The Nexus One press event held by Google today was largely underwhelming, in my opinion. There was an underlying message, though, that smartphone users--particularly Android-based smartphone users--can learn a good lesson from.
The press event was supposed to focus on the Nexus One--Google's first branded Android mobile phone. It was really two events, though. The hardware part was the unveiling of the HTC Nexus One device, and the software side was the launch of Android 2.1.
HTC Nexus One
The device itself is not revolutionary. Don't get me wrong--it looks like an awesome smartphone, or "superphone" as Google has chosen to dub the next-generation smartphones. If I were in the market for one right now, the Nexus One would definitely be on my short list of smartphones to choose from.
The Nexus One hardware represents only incremental improvements over existing platforms like the Motorola Droid, though. Yes, it has a 1GHz Snapdragon processor, and a 3.7 inch 400 x 800 AMOLED display, and a 5 megapixel camera with LED flash. Yes, it also includes the GPS, compass, and accelerometer that seem to be standard features that define a "superphone" from a "smartphone". It even has some innovation in the form of light and proximity sensors that can help extend battery life and improve the user experience.
The HTC Nexus One hardware is slick and sleek--as we've come to expect from just about everything HTC makes. Even if Google didn't collaborate on the Nexus One, HTC would probably have developed the same hardware on its own. If not HTC, then someone else, and if not for Android, then another mobile operating system. Bottom line, the Nexus One hardware is awesome, but not groundbreaking, and won't compel users to jump ship from their current carriers or line up to fork over $530 for the unlocked version.
Google Android 2.1
The more exciting part of the Nexus One press event was related to Android 2.1 and the new and enhanced features Google has developed for the latest version of the mobile operating system. Some of the new features--like the "living wallpaper" that moves dynamically and interacts with the user's touch, or the Google Earth for Android app are more novel than functional. Living wallpaper seems like it would just be an irrelevant battery drain after the initial novelty wears off.
One of the most compelling features in Android 2.1 is the ability to dictate in any text field using your voice. Android 2.0 already had voice-capable search, and some limited voice commands for working with device applications, but with Android 2.1 you can use voice to dictate an e-mail or Twitter update.
The good news for Droid, and other existing Android smartphone, owners is that Android 2.1 will be available for those platforms in the very near future. Which brings me back to why the Nexus One is not all that compelling. The vast legions of Droid owners just purchased smartphones they love, and they will still get the benefit of Android 2.1, so they won't be missing much from the Nexus One experience.

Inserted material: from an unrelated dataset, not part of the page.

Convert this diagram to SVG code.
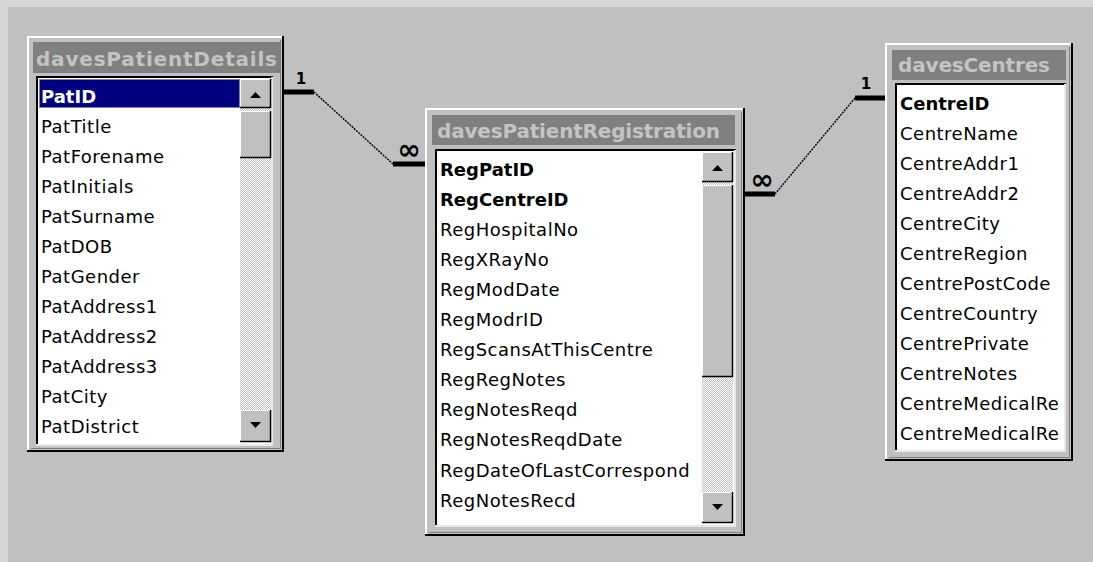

Motorola CEO Sanjay Jha, a member of the panel answering questions at the end of the event, pointed out, though, that there are some functions of Android 2.1 that the Droid is not capable of delivering, like some of the 3D graphics features in the Android 2.1 gallery.
Err On The Side of More
That is not the end of the world, but it underscores the lesson to be learned. Google will continue to update, and "iterate" as they are fond of saying, the Android mobile operating system. The new releases of Android will most likely be available to most, or all, of the existing Android-based devices. The question will be whether or not that existing device has is physically capable of delivering the new features and functionality.
Android is a tour de force right now. It doesn't have a significant market share--yet, but it has captured the hearts and imaginations of smartphone (or "superphone" ) enthusiasts, and mobile hardware manufacturers are lining up to build devices around it. Devices like the Nexus One and the Droid have the appeal of an iPhone, and the open source roots of the Android operating system make it a powerful and flexible platform for business use.
The trick is to make sure that whatever hardware you invest in has the fastest, most powerful processor possible, and the most advanced graphics and display capabilities, so that when Android 2.2, or Android 3.0, etc. comes out your hardware can keep up and you can take advantage of the latest features without having to upgrade your handset.